— start of Supplied information —

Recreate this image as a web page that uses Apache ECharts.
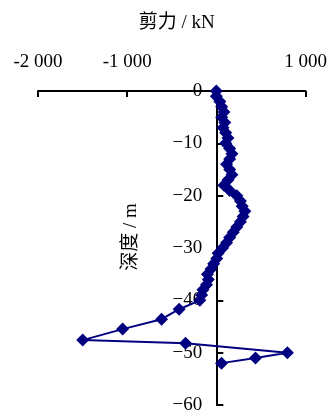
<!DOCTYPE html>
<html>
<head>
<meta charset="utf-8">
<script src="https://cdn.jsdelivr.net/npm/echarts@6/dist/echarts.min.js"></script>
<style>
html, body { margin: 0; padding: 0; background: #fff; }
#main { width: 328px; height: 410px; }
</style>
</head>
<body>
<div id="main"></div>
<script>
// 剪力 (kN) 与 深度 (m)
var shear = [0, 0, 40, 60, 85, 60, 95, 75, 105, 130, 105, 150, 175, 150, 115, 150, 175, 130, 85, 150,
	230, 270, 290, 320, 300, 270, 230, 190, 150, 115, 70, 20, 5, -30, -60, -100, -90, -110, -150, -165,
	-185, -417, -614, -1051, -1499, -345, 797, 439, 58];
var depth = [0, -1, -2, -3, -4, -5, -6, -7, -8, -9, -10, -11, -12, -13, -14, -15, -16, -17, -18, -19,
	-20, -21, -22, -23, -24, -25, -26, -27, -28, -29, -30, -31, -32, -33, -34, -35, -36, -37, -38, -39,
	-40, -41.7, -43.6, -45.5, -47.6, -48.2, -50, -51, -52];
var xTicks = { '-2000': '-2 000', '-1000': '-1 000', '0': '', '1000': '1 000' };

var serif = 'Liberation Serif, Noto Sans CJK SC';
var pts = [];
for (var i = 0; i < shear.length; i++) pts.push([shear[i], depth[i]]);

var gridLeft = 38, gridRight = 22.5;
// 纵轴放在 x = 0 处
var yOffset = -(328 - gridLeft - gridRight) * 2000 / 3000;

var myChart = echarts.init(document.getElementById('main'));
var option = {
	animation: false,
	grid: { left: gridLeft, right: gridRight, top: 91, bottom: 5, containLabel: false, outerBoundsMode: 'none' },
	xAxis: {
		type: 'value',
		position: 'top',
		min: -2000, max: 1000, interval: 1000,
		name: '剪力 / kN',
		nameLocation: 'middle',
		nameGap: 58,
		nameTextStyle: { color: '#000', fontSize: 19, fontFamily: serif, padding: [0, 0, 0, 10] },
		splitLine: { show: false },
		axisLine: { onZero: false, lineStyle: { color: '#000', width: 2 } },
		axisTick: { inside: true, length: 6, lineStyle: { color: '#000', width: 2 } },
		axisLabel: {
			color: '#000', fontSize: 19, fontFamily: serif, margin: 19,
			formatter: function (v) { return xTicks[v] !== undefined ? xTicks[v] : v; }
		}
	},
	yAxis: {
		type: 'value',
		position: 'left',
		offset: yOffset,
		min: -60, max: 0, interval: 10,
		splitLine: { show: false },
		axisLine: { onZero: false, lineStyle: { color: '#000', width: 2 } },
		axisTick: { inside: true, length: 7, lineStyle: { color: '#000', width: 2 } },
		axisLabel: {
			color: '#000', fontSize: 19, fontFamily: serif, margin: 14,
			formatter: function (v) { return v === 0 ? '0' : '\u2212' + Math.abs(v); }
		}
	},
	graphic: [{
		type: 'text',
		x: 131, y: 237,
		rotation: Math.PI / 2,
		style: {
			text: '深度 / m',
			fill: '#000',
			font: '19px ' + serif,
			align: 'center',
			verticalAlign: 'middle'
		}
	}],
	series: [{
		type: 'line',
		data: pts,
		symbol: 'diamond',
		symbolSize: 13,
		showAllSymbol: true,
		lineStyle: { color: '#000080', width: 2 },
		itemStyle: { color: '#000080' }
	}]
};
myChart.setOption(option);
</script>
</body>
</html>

— end of Supplied information —

■ Exercise objective
Quote the material in full and exactly; do not carry over its pictures.

■ Exercise output
Recreate this image as a web page that uses Apache ECharts.
<!DOCTYPE html>
<html>
<head>
<meta charset="utf-8">
<script src="https://cdn.jsdelivr.net/npm/echarts@6/dist/echarts.min.js"></script>
<style>
html, body { margin: 0; padding: 0; background: #fff; }
#main { width: 328px; height: 410px; }
</style>
</head>
<body>
<div id="main"></div>
<script>
// 剪力 (kN) 与 深度 (m)
var shear = [0, 0, 40, 60, 85, 60, 95, 75, 105, 130, 105, 150, 175, 150, 115, 150, 175, 130, 85, 150,
	230, 270, 290, 320, 300, 270, 230, 190, 150, 115, 70, 20, 5, -30, -60, -100, -90, -110, -150, -165,
	-185, -417, -614, -1051, -1499, -345, 797, 439, 58];
var depth = [0, -1, -2, -3, -4, -5, -6, -7, -8, -9, -10, -11, -12, -13, -14, -15, -16, -17, -18, -19,
	-20, -21, -22, -23, -24, -25, -26, -27, -28, -29, -30, -31, -32, -33, -34, -35, -36, -37, -38, -39,
	-40, -41.7, -43.6, -45.5, -47.6, -48.2, -50, -51, -52];
var xTicks = { '-2000': '-2 000', '-1000': '-1 000', '0': '', '1000': '1 000' };

var serif = 'Liberation Serif, Noto Sans CJK SC';
var pts = [];
for (var i = 0; i < shear.length; i++) pts.push([shear[i], depth[i]]);

var gridLeft = 38, gridRight = 22.5;
// 纵轴放在 x = 0 处
var yOffset = -(328 - gridLeft - gridRight) * 2000 / 3000;

var myChart = echarts.init(document.getElementById('main'));
var option = {
	animation: false,
	grid: { left: gridLeft, right: gridRight, top: 91, bottom: 5, containLabel: false, outerBoundsMode: 'none' },
	xAxis: {
		type: 'value',
		position: 'top',
		min: -2000, max: 1000, interval: 1000,
		name: '剪力 / kN',
		nameLocation: 'middle',
		nameGap: 58,
		nameTextStyle: { color: '#000', fontSize: 19, fontFamily: serif, padding: [0, 0, 0, 10] },
		splitLine: { show: false },
		axisLine: { onZero: false, lineStyle: { color: '#000', width: 2 } },
		axisTick: { inside: true, length: 6, lineStyle: { color: '#000', width: 2 } },
		axisLabel: {
			color: '#000', fontSize: 19, fontFamily: serif, margin: 19,
			formatter: function (v) { return xTicks[v] !== undefined ? xTicks[v] : v; }
		}
	},
	yAxis: {
		type: 'value',
		position: 'left',
		offset: yOffset,
		min: -60, max: 0, interval: 10,
		splitLine: { show: false },
		axisLine: { onZero: false, lineStyle: { color: '#000', width: 2 } },
		axisTick: { inside: true, length: 7, lineStyle: { color: '#000', width: 2 } },
		axisLabel: {
			color: '#000', fontSize: 19, fontFamily: serif, margin: 14,
			formatter: function (v) { return v === 0 ? '0' : '\u2212' + Math.abs(v); }
		}
	},
	graphic: [{
		type: 'text',
		x: 131, y: 237,
		rotation: Math.PI / 2,
		style: {
			text: '深度 / m',
			fill: '#000',
			font: '19px ' + serif,
			align: 'center',
			verticalAlign: 'middle'
		}
	}],
	series: [{
		type: 'line',
		data: pts,
		symbol: 'diamond',
		symbolSize: 13,
		showAllSymbol: true,
		lineStyle: { color: '#000080', width: 2 },
		itemStyle: { color: '#000080' }
	}]
};
myChart.setOption(option);
</script>
</body>
</html>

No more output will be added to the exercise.